Proper Poutine: depends who you ask
The Habs’ recent success in NHL hockey play-offs is stirring French Canadian patriotism (my partner’s in particular). When I think of all things Québecois that I love, I can’t help but think about all of the amazing food I enjoy when there: cheese and bagels, smoked meat … but mostly proper poutine!
My fondest memory of poutine was the time I visited my dear French-Canadian friends during their four-year posting at the Canadian Embassy in Amman, Jordan. When asked what I could bring them from Canada: “Cheese curds & hockey gloves” were on Guillaume’s wish list… There were squeals of delight by the whole family when I arrived and pulled the curds out of my suitcase — a batch of poutine was whipped up shortly thereafter. This was the best poutine I ever had. I suppose it was because of the circumstances: I rarely eat poutine out West—so it was novel, perhaps it was the fine company I was with, or the joy of experiencing a sense of ‘home’ with loved ones who were missing small comforts on the other side of the world, or simply that Guillaume is very skilled at making proper poutine, having done so at a pub in rural Québec during his youth.
The word for “poutine” translates from regional slang meaning “pudding”, or “mix” or “mess”. There are strong opinions and debate over origin, purity and ‘properness’ in general. Poutine was invented in rural Québec in the 1950’s as a snack bar treat made of fresh cut fries topped with cheese curds and gravy. It became more widely popularized across the country in the 1990’s, gaining recognition as one of Canada’s national dishes. The basic 3-part recipe (fries, curds & gravy) has evolved to include a number of different toppings ranging anywhere from pulled pork and miso gravy to paneer instead of curds and butter chicken for gravy… available anywhere from road-side stalls to high-brow restaurant offerings all over Canada and in many parts of the world now.
I believe food, like anything cultural, evolves when exposed to new ideas at the hands of creatives, changing economies, migration & technology.
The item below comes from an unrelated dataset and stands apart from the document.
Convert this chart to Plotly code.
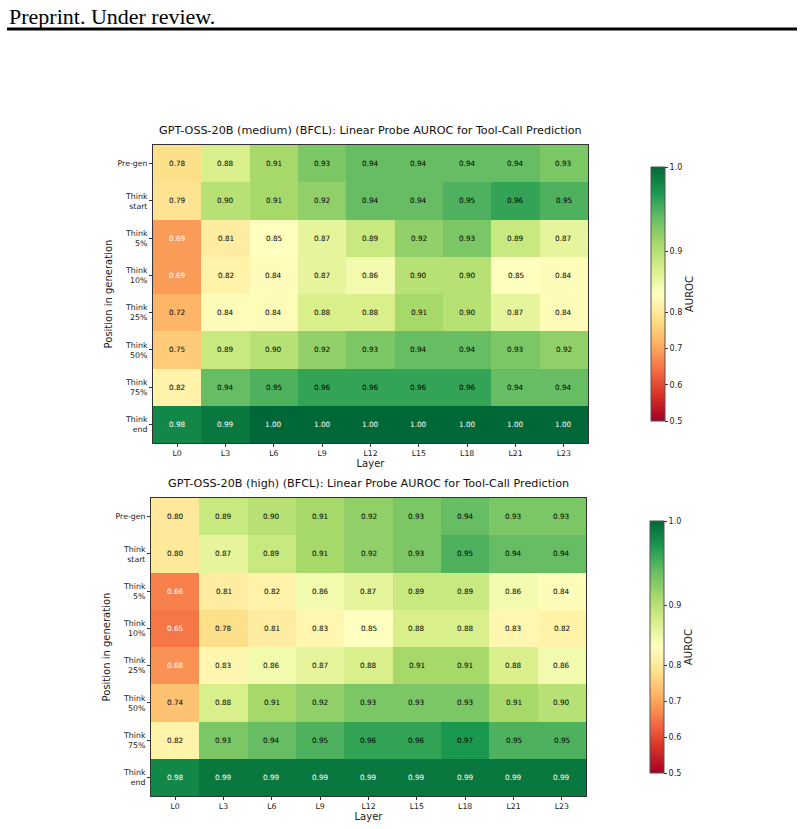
import plotly.graph_objects as go
import plotly.express as px

layers = ["L0", "L3", "L6", "L9", "L12", "L15", "L18", "L21", "L23"]
positions = ["Pre-gen", "Think<br>start", "Think<br>5%", "Think<br>10%", "Think<br>25%",
             "Think<br>50%", "Think<br>75%", "Think<br>end"]

auroc_medium = [
    [0.78, 0.88, 0.91, 0.93, 0.94, 0.94, 0.94, 0.94, 0.93],
    [0.79, 0.90, 0.91, 0.92, 0.94, 0.94, 0.95, 0.96, 0.95],
    [0.69, 0.81, 0.85, 0.87, 0.89, 0.92, 0.93, 0.89, 0.87],
    [0.69, 0.82, 0.84, 0.87, 0.86, 0.90, 0.90, 0.85, 0.84],
    [0.72, 0.84, 0.84, 0.88, 0.88, 0.91, 0.90, 0.87, 0.84],
    [0.75, 0.89, 0.90, 0.92, 0.93, 0.94, 0.94, 0.93, 0.92],
    [0.82, 0.94, 0.95, 0.96, 0.96, 0.96, 0.96, 0.94, 0.94],
    [0.98, 0.99, 1.00, 1.00, 1.00, 1.00, 1.00, 1.00, 1.00],
]
auroc_high = [
    [0.80, 0.89, 0.90, 0.91, 0.92, 0.93, 0.94, 0.93, 0.93],
    [0.80, 0.87, 0.89, 0.91, 0.92, 0.93, 0.95, 0.94, 0.94],
    [0.66, 0.81, 0.82, 0.86, 0.87, 0.89, 0.89, 0.86, 0.84],
    [0.65, 0.78, 0.81, 0.83, 0.85, 0.88, 0.88, 0.83, 0.82],
    [0.68, 0.83, 0.86, 0.87, 0.88, 0.91, 0.91, 0.88, 0.86],
    [0.74, 0.88, 0.91, 0.92, 0.93, 0.93, 0.93, 0.91, 0.90],
    [0.82, 0.93, 0.94, 0.95, 0.96, 0.96, 0.97, 0.95, 0.95],
    [0.98, 0.99, 0.99, 0.99, 0.99, 0.99, 0.99, 0.99, 0.99],
]
cbar_ticks = [0.5, 0.6, 0.7, 0.8, 0.9, 1.0]
titles = ["GPT-OSS-20B (medium) (BFCL): Linear Probe AUROC for Tool-Call Prediction",
          "GPT-OSS-20B (high) (BFCL): Linear Probe AUROC for Tool-Call Prediction"]

VMIN, VCENTER, VMAX = 0.5, 0.85, 1.0


def norm(v):
    # two-slope normalisation (colour mapping only)
    if v <= VCENTER:
        return 0.5 * (v - VMIN) / (VCENTER - VMIN)
    return 0.5 + 0.5 * (v - VCENTER) / (VMAX - VCENTER)


cols = px.colors.diverging.RdYlGn
cscale = [[i / (len(cols) - 1), c] for i, c in enumerate(cols)]

W, H = 804, 829
panels = [
    dict(data=auroc_medium, x0=153, x1=588, y0=145, y1=443, cb_x=651, cb_y0=167, cb_y1=421),
    dict(data=auroc_high, x0=151, x1=586, y0=498, y1=796, cb_x=650, cb_y0=521, cb_y1=773),
]

fig = go.Figure()
annotations = []
layout = {}
for k, p in enumerate(panels):
    sfx = "" if k == 0 else str(k + 1)
    xa, ya = "x" + sfx, "y" + sfx
    z = [[norm(v) for v in row] for row in p["data"]]
    fig.add_trace(go.Heatmap(
        z=z, x=list(range(len(layers))), y=list(range(len(positions))),
        zmin=0, zmax=1, colorscale=cscale, xaxis=xa, yaxis=ya,
        hoverinfo="skip",
        colorbar=dict(
            x=p["cb_x"] / W, xanchor="left",
            y=1 - (p["cb_y0"] + p["cb_y1"]) / 2 / H, yanchor="middle",
            len=(p["cb_y1"] - p["cb_y0"]) / H, lenmode="fraction",
            thickness=14, thicknessmode="pixels",
            outlinewidth=1, outlinecolor="#555",
            tickvals=[norm(t) for t in cbar_ticks],
            ticktext=[f"{t:.1f}" for t in cbar_ticks],
            ticks="outside", ticklen=3, tickcolor="#333",
            tickfont=dict(size=8, color="#222", family="DejaVu Sans"),
            title=dict(text="AUROC", side="right",
                       font=dict(size=10, color="#222", family="DejaVu Sans")),
            xpad=0, ypad=0,
        ),
    ))
    axis_common = dict(showline=True, mirror=True, linecolor="#333", linewidth=1,
                       ticks="outside", ticklen=3, tickcolor="#333", showgrid=False,
                       zeroline=False, tickfont=dict(size=7.8, color="#222", family="DejaVu Sans"))
    layout["xaxis" + sfx] = dict(
        domain=[p["x0"] / W, p["x1"] / W], anchor=ya,
        tickvals=list(range(len(layers))), ticktext=layers,
        range=[-0.5, len(layers) - 0.5],
        title=dict(text="Layer", standoff=2, font=dict(size=10, color="#222", family="DejaVu Sans")),
        **axis_common)
    layout["yaxis" + sfx] = dict(
        domain=[1 - p["y1"] / H, 1 - p["y0"] / H], anchor=xa,
        tickvals=list(range(len(positions))), ticktext=positions,
        range=[len(positions) - 0.5, -0.5],
        title=dict(text="Position in generation", standoff=3,
                   font=dict(size=10, color="#222", family="DejaVu Sans")),
        **axis_common)
    for i, row in enumerate(p["data"]):
        for j, v in enumerate(row):
            t = norm(v)
            color = "white" if (t < 0.3 or t > 0.92) else "black"
            annotations.append(dict(x=j, y=i, xref=xa, yref=ya, text=f"{v:.2f}",
                                    showarrow=False,
                                    font=dict(size=7.3, color=color, family="DejaVu Sans")))
    annotations.append(dict(x=(p["x0"] + p["x1"]) / 2 / W, y=1 - (p["y0"] - 6) / H,
                            xref="paper", yref="paper", xanchor="center", yanchor="bottom",
                            text=titles[k], showarrow=False,
                            font=dict(size=11.2, color="#111", family="DejaVu Sans")))

annotations.append(dict(x=7 / W, y=1 - 2 / H, xref="paper", yref="paper", xanchor="left",
                        yanchor="top", text="Preprint. Under review.", showarrow=False,
                        font=dict(size=22, color="black", family="Liberation Serif")))

fig.update_layout(
    width=W, height=H, margin=dict(l=0, r=0, t=0, b=0),
    paper_bgcolor="white", plot_bgcolor="white",
    annotations=annotations,
    shapes=[dict(type="line", xref="paper", yref="paper", x0=7 / W, x1=797 / W,
                 y0=1 - 29 / H, y1=1 - 29 / H, line=dict(color="black", width=3))],
    **layout,
)
fig.write_html("out.html")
Whether or not you enjoy the classic traditional version of the dish, or enjoy new contemporary offerings available, let us recognize its distinctive Québécois origins and the Canadiana approach and pride to enjoying it anywhere, any way, any time!
Try making it at home:
INGREDIENTS & METHOD
Potatoes (best are high starch like russets)
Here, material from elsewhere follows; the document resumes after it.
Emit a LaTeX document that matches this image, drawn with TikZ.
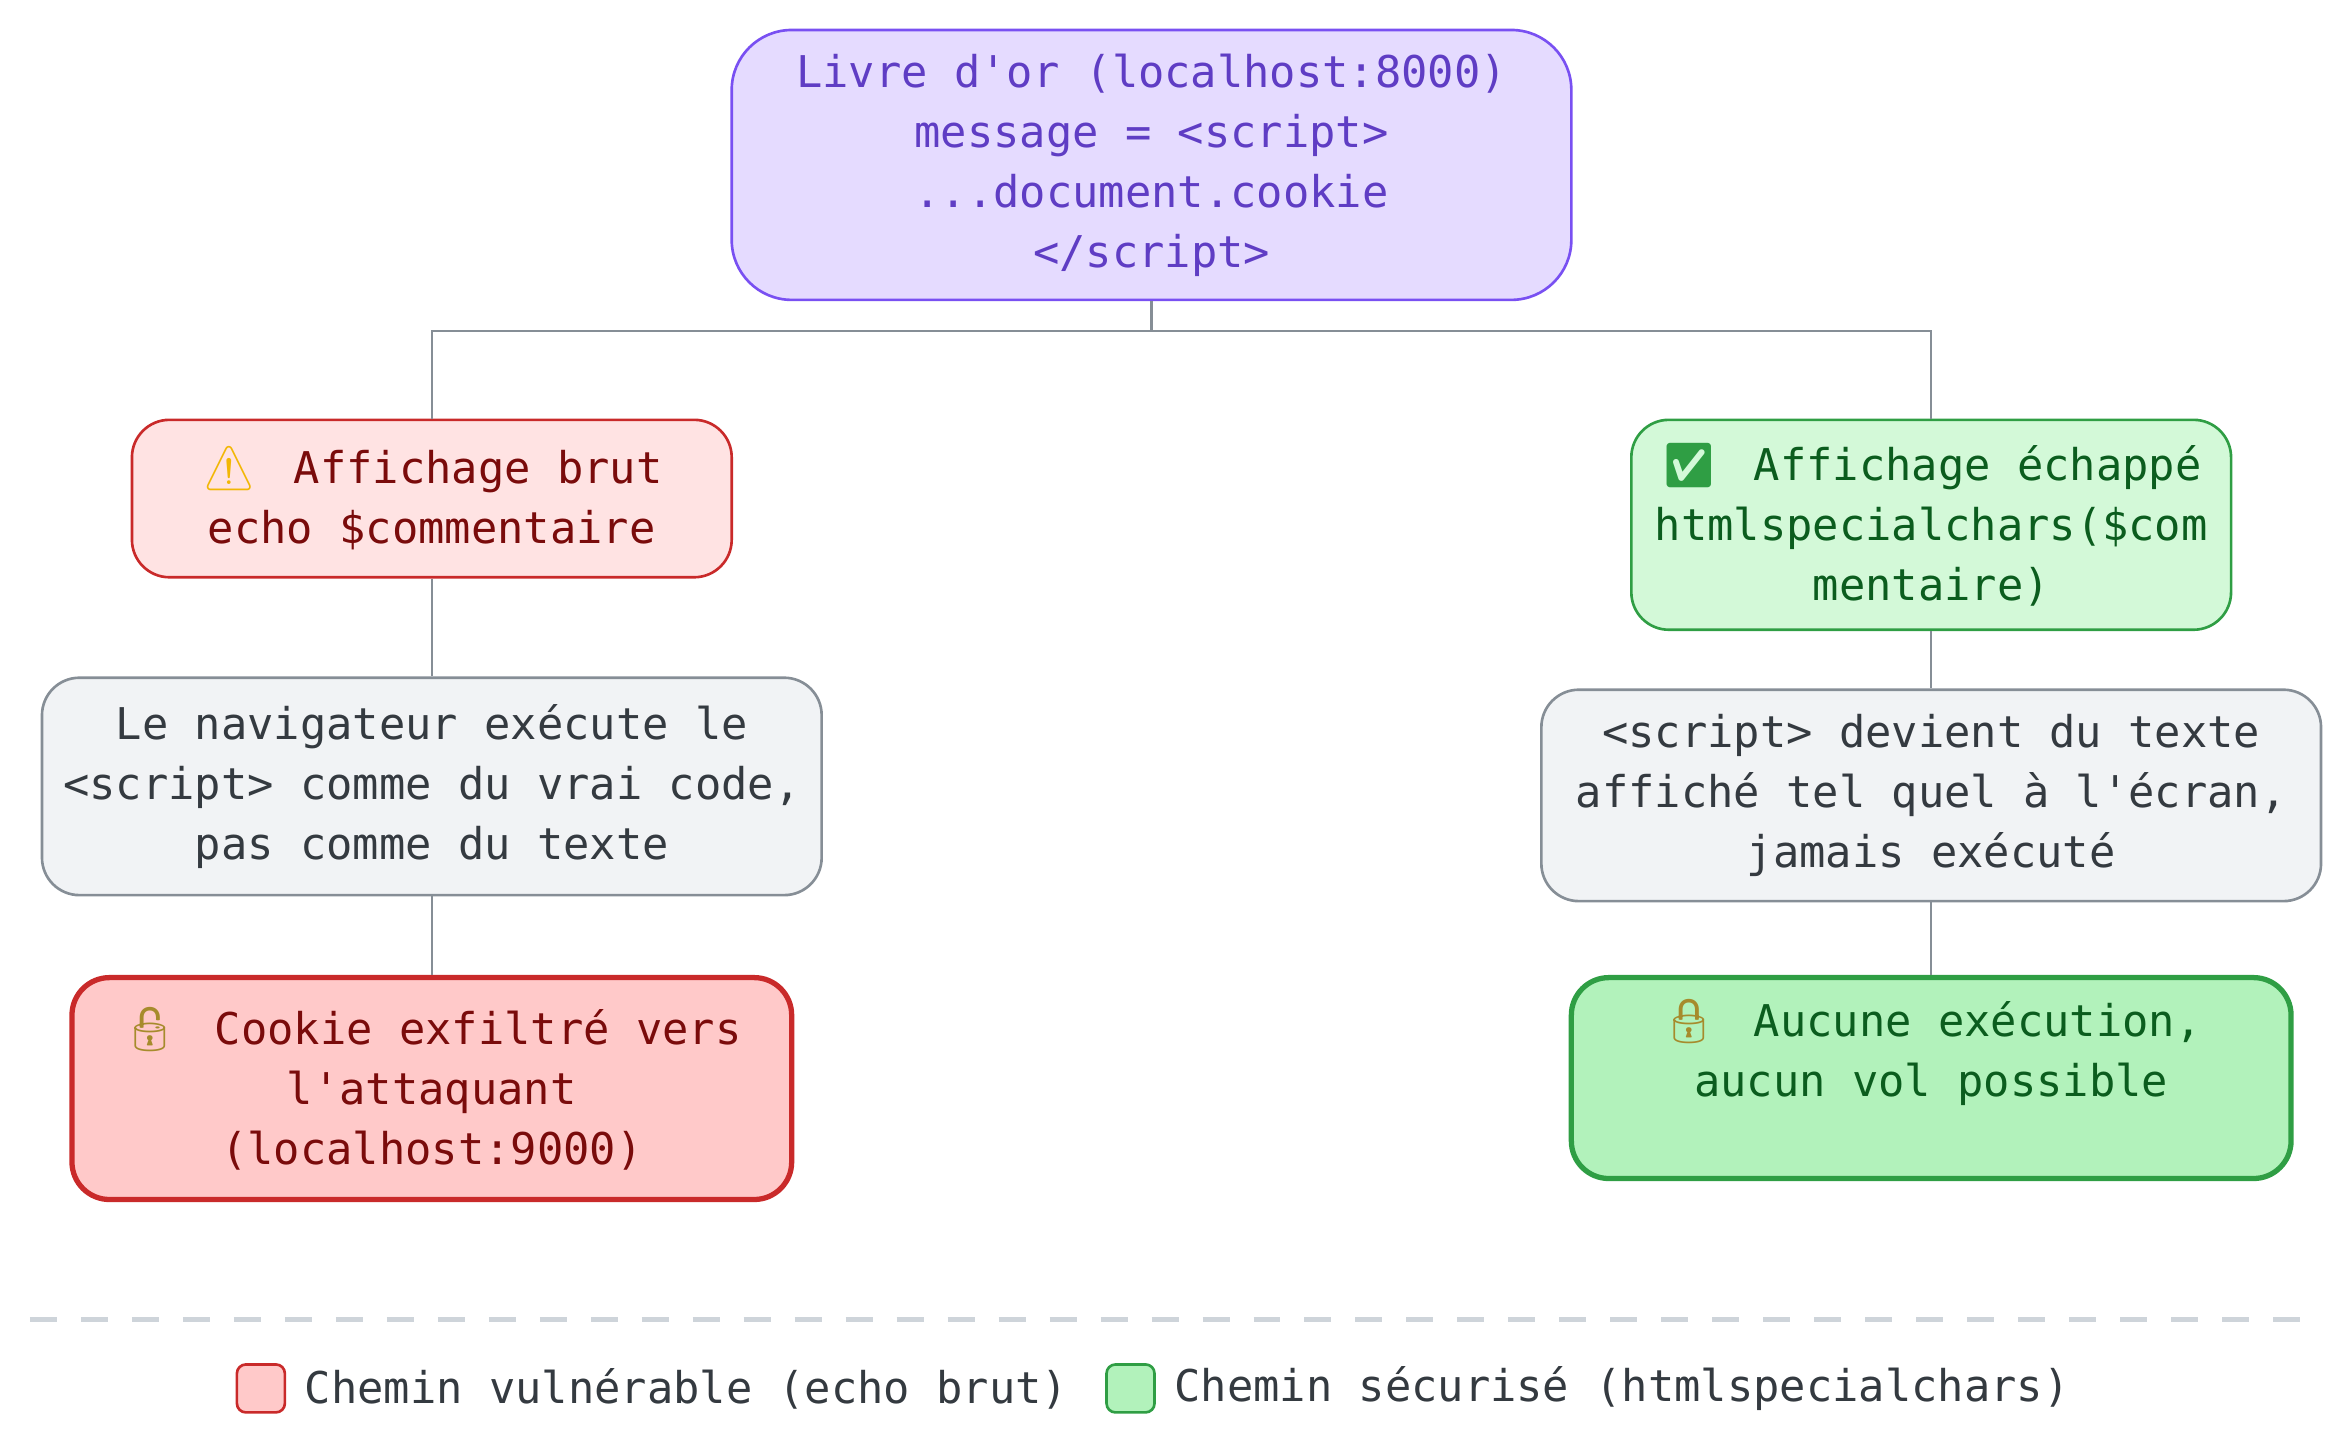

Fresh cheese curds (They are at most grocery stores these days, even Costco. My west coast favourite: next time you are in Seattle pick up Beecher’s fresh curds from the Pike Place market)
Gravy (use left-over beef gravy, or if vegetarian try Naam miso gravy made in Vancouver from specialty markets, or if you want the old-school taste, get Québec-made St Hubert poutine sauce available out west now at most chain grocery stores.)
Alternates (Top with pulled pork, try fresh mozza or marble if you can’t find curds, garnish with chives—get creative once you have appreciated a more authentic style first)
If you have one, use a mandolin to cut your fries so they are all evenly sized. Not too big, not too small, around 1/4 inch is best. Guillaume swears by salting and blanching the potatoes in the fridge for an hour or so prior to frying for maximum awesomeness. Pat dry and then frying them is honestly the best way to go. (Use an air-fryer if you have one!). Drain well and top warm fries with curds, then a generous helping of your gravy of choice. Gravy to fry ratio is important, some insist that 1/4 of the fries must remain exposed as too much gravy will cause your fries to get soggy. But that’s up to you! Once assembled, you may want to bake a little further in the oven.
SERVE WITH
I find poutine very filling and can be eaten as a meal itself. The classic old-school way in rural Québec is still to enjoy it alongside a steam-bun or toasty-bun hotdog. A wise person would have poutine as a small side dish accompanied by a nice crunchy garden salad to reduce the guilt.
WINE UNDER $20
Recently I discovered this nice little Spanish Verdejo by Galerna. It is around $18 but often comes on sale for $13-15 and is delicious with fries. Most would argue that a nice frosty beer would be the way to go, if that is the case, I recommend supporting a local brewer by picking up a growler of draught. My guy in Vancouver lives around the corner from Brassneck Brewery and our favourite is Klutz Kolsch. Enjoy!